- The request
Repeat only what lies from the line with "Write the Bokeh code for this chart." to the line with "TOP_PAD = 73", those two lines included, exactly as it stands; omit any images.

Source data
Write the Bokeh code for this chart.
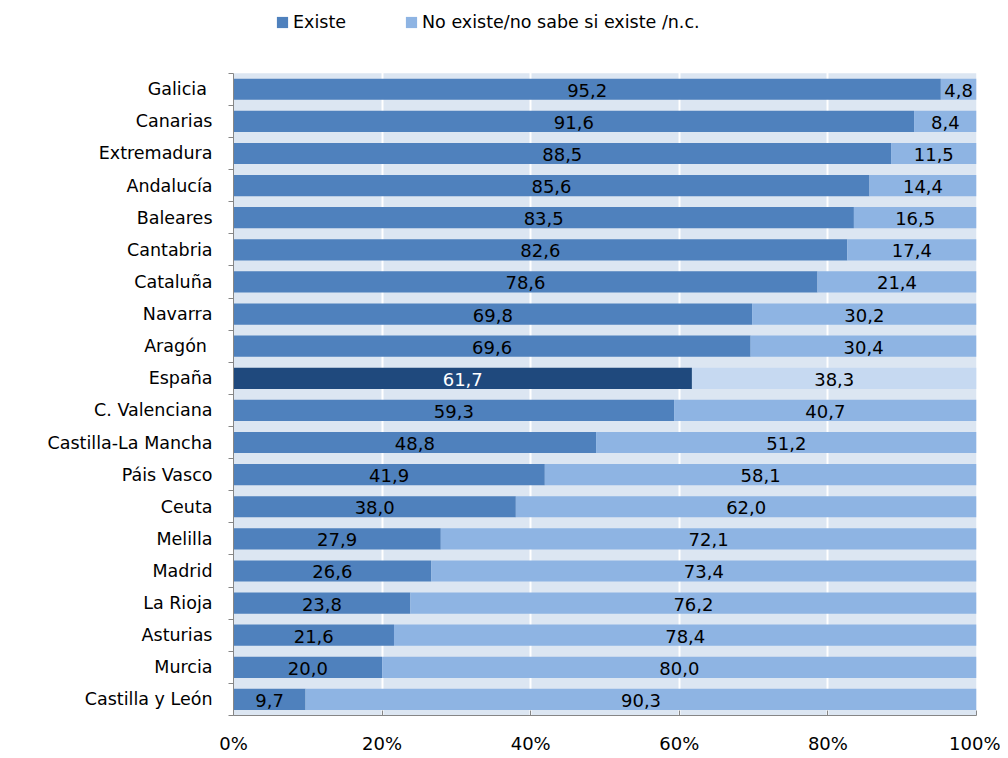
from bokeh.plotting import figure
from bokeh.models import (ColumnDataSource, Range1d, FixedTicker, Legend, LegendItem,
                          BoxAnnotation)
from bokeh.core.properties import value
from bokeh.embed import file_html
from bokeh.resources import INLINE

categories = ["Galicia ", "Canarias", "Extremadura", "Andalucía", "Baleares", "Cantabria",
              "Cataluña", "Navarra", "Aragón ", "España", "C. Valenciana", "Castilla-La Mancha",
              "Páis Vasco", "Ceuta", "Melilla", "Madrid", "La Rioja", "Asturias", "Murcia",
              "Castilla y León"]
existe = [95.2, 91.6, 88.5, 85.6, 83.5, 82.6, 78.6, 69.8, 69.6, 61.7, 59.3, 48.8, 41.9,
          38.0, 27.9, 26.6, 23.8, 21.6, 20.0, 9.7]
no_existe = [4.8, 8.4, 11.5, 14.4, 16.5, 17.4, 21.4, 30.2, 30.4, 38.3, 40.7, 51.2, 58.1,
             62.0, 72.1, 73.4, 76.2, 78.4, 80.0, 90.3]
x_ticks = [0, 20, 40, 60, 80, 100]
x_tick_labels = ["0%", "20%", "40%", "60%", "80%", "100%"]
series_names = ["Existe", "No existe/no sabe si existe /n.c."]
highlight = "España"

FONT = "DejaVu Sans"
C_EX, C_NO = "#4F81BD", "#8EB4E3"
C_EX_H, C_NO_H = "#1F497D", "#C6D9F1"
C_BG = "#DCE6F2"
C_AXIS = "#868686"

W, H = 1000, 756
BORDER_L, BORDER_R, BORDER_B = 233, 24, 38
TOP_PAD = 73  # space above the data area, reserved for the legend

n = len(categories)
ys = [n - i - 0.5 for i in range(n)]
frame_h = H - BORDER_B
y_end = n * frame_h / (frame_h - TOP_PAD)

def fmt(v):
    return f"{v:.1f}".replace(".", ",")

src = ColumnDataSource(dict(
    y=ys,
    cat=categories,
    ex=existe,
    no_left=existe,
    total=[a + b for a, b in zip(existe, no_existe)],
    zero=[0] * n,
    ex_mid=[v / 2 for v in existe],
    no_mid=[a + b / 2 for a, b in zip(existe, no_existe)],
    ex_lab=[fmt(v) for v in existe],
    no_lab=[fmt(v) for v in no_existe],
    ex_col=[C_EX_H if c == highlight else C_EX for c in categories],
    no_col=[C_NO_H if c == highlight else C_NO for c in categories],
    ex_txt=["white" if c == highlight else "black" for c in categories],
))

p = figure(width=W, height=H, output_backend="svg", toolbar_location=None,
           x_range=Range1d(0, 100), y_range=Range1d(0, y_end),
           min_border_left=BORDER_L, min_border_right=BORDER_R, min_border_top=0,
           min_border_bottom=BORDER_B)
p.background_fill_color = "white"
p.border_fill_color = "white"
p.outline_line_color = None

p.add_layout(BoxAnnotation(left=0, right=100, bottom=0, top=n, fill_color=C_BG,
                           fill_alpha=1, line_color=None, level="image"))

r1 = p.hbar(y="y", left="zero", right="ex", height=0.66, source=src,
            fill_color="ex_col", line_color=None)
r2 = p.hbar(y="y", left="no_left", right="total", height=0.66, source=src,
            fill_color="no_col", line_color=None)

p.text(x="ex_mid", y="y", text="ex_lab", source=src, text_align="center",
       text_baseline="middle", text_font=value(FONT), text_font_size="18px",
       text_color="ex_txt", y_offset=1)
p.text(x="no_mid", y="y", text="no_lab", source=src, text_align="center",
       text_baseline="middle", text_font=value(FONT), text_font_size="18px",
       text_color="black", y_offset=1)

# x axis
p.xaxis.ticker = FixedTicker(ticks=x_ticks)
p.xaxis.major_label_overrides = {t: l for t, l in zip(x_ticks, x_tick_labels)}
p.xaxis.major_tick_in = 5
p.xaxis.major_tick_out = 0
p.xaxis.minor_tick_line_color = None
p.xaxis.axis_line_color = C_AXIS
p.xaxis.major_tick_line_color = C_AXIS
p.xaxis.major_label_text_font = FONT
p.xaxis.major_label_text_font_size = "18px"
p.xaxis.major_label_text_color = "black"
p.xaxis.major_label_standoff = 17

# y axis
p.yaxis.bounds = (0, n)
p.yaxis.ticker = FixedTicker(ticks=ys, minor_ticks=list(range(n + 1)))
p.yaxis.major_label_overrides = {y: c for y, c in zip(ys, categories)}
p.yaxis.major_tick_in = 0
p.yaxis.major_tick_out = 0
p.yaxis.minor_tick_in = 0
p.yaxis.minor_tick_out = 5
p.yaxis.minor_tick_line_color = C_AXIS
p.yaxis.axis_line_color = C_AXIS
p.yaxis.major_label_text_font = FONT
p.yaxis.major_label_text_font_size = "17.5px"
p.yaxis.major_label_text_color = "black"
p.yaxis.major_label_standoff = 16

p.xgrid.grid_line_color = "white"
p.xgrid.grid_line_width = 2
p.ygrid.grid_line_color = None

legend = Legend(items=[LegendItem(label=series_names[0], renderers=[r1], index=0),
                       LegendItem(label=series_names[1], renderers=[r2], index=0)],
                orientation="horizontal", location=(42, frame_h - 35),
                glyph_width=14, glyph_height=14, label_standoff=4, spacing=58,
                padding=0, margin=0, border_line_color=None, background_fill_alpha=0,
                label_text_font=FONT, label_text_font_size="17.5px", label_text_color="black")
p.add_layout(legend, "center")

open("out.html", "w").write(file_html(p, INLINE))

...

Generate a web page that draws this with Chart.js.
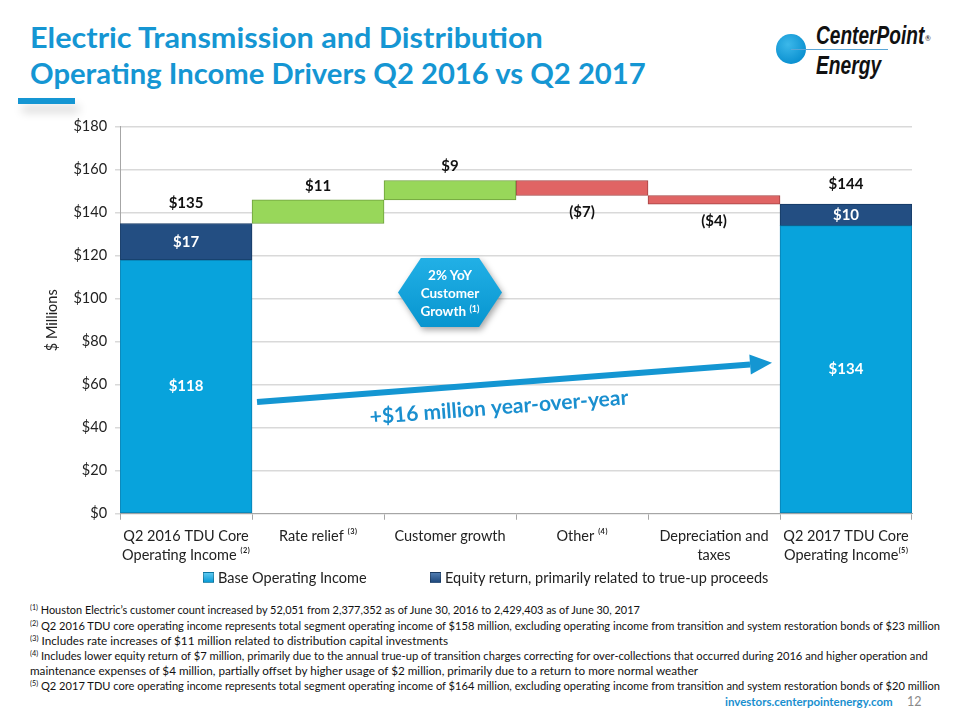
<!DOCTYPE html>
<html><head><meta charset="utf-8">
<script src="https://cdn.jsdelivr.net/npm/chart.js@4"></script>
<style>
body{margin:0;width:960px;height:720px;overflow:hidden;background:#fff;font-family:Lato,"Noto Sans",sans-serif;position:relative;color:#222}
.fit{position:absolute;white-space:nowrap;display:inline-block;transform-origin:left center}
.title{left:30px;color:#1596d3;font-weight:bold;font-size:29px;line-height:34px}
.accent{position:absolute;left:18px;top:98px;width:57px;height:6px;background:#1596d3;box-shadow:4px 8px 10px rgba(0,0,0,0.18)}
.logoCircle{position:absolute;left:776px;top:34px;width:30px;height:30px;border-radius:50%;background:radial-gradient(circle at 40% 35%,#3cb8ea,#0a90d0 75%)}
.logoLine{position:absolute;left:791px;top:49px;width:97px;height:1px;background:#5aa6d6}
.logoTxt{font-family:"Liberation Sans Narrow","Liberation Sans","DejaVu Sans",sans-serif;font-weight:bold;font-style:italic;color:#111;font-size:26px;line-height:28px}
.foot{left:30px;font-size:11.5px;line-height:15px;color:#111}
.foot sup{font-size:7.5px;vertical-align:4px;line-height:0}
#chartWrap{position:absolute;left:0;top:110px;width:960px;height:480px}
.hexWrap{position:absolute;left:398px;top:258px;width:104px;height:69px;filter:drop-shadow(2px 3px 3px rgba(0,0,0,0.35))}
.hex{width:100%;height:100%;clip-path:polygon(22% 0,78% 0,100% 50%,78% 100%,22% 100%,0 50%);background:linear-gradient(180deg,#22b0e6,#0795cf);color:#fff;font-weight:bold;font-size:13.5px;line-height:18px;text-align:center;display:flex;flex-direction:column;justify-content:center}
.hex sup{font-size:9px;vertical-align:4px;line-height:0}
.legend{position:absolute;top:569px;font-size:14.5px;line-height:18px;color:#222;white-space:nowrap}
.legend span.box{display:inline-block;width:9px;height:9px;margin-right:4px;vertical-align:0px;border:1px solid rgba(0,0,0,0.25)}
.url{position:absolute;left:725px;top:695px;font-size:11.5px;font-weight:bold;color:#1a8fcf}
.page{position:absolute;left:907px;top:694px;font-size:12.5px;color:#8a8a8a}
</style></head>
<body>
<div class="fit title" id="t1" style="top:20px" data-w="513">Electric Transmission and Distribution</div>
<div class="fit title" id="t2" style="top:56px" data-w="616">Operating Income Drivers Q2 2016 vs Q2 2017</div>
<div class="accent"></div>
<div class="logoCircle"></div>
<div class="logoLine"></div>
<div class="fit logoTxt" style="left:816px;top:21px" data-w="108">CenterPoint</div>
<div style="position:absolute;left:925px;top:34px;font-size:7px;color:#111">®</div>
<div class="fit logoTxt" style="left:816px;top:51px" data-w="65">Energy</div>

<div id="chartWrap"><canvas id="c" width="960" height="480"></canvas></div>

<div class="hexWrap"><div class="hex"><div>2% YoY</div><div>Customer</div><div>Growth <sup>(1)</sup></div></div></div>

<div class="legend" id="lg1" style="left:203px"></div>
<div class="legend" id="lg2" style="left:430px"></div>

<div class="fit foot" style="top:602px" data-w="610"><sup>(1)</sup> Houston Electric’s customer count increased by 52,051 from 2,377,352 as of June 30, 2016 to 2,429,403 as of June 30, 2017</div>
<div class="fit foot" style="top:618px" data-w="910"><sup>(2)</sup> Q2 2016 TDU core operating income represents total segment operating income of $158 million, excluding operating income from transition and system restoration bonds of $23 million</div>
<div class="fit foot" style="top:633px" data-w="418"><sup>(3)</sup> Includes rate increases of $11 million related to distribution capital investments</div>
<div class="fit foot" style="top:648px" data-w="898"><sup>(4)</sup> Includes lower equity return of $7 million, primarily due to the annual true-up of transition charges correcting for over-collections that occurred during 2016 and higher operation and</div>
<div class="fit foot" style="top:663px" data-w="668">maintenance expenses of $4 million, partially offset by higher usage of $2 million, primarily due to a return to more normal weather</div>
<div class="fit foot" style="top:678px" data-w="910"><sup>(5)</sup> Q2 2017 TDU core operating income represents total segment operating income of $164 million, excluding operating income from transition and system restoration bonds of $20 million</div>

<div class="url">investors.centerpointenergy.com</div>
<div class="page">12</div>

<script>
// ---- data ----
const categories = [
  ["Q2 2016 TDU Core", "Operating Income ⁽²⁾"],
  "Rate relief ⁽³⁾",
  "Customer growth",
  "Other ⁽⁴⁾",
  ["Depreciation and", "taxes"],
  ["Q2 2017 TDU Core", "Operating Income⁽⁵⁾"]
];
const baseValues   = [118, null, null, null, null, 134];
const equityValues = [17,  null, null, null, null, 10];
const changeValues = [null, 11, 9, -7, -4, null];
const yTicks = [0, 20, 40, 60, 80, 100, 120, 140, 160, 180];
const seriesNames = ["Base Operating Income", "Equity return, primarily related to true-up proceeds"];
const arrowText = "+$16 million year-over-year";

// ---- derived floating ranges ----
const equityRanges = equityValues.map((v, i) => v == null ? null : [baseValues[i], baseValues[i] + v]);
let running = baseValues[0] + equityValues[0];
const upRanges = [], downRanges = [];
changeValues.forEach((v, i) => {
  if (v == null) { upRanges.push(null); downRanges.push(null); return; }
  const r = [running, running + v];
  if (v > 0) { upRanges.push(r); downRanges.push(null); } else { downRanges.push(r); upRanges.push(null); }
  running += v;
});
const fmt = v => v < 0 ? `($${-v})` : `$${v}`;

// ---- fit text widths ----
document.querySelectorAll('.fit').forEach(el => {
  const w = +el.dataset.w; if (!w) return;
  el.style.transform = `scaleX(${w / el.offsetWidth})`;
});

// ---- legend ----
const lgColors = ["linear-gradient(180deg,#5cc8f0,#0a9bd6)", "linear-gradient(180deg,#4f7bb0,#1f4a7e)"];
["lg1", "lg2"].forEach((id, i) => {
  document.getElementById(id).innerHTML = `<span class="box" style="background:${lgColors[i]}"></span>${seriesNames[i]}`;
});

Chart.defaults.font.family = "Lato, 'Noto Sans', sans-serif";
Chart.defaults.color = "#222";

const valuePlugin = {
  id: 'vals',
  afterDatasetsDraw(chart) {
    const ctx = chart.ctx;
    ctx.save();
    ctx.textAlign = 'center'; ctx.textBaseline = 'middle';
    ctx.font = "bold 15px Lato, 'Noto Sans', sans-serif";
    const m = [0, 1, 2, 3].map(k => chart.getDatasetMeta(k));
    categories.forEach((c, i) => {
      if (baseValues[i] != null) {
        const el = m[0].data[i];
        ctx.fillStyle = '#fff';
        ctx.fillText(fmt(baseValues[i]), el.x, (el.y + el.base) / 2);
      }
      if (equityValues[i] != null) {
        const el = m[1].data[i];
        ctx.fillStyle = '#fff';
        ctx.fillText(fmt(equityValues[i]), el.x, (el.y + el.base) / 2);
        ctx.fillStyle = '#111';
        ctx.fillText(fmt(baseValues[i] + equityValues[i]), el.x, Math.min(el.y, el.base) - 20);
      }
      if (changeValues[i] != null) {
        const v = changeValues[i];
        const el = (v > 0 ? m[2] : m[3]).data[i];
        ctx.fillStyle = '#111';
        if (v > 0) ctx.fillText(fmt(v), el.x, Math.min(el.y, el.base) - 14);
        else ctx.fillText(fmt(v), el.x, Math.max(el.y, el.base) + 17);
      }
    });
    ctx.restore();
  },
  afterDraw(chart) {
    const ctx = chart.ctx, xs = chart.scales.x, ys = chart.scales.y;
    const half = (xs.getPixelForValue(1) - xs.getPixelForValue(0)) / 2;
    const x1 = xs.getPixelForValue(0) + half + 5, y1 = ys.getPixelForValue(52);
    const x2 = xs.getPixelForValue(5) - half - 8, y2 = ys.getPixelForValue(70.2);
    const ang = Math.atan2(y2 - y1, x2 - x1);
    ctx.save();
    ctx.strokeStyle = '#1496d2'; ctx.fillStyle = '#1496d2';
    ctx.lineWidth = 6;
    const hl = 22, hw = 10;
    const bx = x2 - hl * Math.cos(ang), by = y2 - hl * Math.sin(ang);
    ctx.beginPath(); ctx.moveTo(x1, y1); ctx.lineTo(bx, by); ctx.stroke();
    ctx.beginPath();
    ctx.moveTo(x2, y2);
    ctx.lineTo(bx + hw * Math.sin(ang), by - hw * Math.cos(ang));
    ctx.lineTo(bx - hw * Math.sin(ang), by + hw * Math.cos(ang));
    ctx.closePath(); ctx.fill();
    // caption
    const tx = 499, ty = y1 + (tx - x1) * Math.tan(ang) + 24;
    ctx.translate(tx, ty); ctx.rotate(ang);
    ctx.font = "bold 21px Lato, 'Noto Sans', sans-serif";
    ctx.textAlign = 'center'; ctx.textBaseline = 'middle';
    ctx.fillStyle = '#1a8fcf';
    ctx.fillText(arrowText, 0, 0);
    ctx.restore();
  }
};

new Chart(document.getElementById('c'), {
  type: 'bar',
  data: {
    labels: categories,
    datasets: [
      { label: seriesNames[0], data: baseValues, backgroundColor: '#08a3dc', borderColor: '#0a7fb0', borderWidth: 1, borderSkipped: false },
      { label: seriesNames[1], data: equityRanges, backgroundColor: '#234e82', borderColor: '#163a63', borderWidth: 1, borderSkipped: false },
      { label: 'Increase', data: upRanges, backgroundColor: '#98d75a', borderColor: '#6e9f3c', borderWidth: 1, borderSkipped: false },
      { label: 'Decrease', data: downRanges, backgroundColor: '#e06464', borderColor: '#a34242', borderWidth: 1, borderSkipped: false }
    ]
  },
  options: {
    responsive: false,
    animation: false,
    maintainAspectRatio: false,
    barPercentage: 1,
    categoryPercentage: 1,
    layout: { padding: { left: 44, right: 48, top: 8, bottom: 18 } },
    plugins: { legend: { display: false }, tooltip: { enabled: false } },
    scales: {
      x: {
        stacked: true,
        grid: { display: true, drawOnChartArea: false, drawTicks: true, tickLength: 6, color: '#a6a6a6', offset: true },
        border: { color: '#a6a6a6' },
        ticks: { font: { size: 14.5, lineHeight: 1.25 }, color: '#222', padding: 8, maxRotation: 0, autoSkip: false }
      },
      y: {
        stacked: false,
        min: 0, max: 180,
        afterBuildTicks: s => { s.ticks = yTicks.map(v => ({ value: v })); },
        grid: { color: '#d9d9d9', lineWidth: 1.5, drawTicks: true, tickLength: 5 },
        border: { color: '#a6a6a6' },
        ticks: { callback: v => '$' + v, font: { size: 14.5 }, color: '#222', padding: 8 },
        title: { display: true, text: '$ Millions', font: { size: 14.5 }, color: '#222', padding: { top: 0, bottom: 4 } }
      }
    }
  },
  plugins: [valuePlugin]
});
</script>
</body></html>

- Answer for the task
Write the Bokeh code for this chart.
from bokeh.plotting import figure
from bokeh.models import (ColumnDataSource, Range1d, FixedTicker, Legend, LegendItem,
                          BoxAnnotation)
from bokeh.core.properties import value
from bokeh.embed import file_html
from bokeh.resources import INLINE

categories = ["Galicia ", "Canarias", "Extremadura", "Andalucía", "Baleares", "Cantabria",
              "Cataluña", "Navarra", "Aragón ", "España", "C. Valenciana", "Castilla-La Mancha",
              "Páis Vasco", "Ceuta", "Melilla", "Madrid", "La Rioja", "Asturias", "Murcia",
              "Castilla y León"]
existe = [95.2, 91.6, 88.5, 85.6, 83.5, 82.6, 78.6, 69.8, 69.6, 61.7, 59.3, 48.8, 41.9,
          38.0, 27.9, 26.6, 23.8, 21.6, 20.0, 9.7]
no_existe = [4.8, 8.4, 11.5, 14.4, 16.5, 17.4, 21.4, 30.2, 30.4, 38.3, 40.7, 51.2, 58.1,
             62.0, 72.1, 73.4, 76.2, 78.4, 80.0, 90.3]
x_ticks = [0, 20, 40, 60, 80, 100]
x_tick_labels = ["0%", "20%", "40%", "60%", "80%", "100%"]
series_names = ["Existe", "No existe/no sabe si existe /n.c."]
highlight = "España"

FONT = "DejaVu Sans"
C_EX, C_NO = "#4F81BD", "#8EB4E3"
C_EX_H, C_NO_H = "#1F497D", "#C6D9F1"
C_BG = "#DCE6F2"
C_AXIS = "#868686"

W, H = 1000, 756
BORDER_L, BORDER_R, BORDER_B = 233, 24, 38
TOP_PAD = 73  # space above the data area, reserved for the legend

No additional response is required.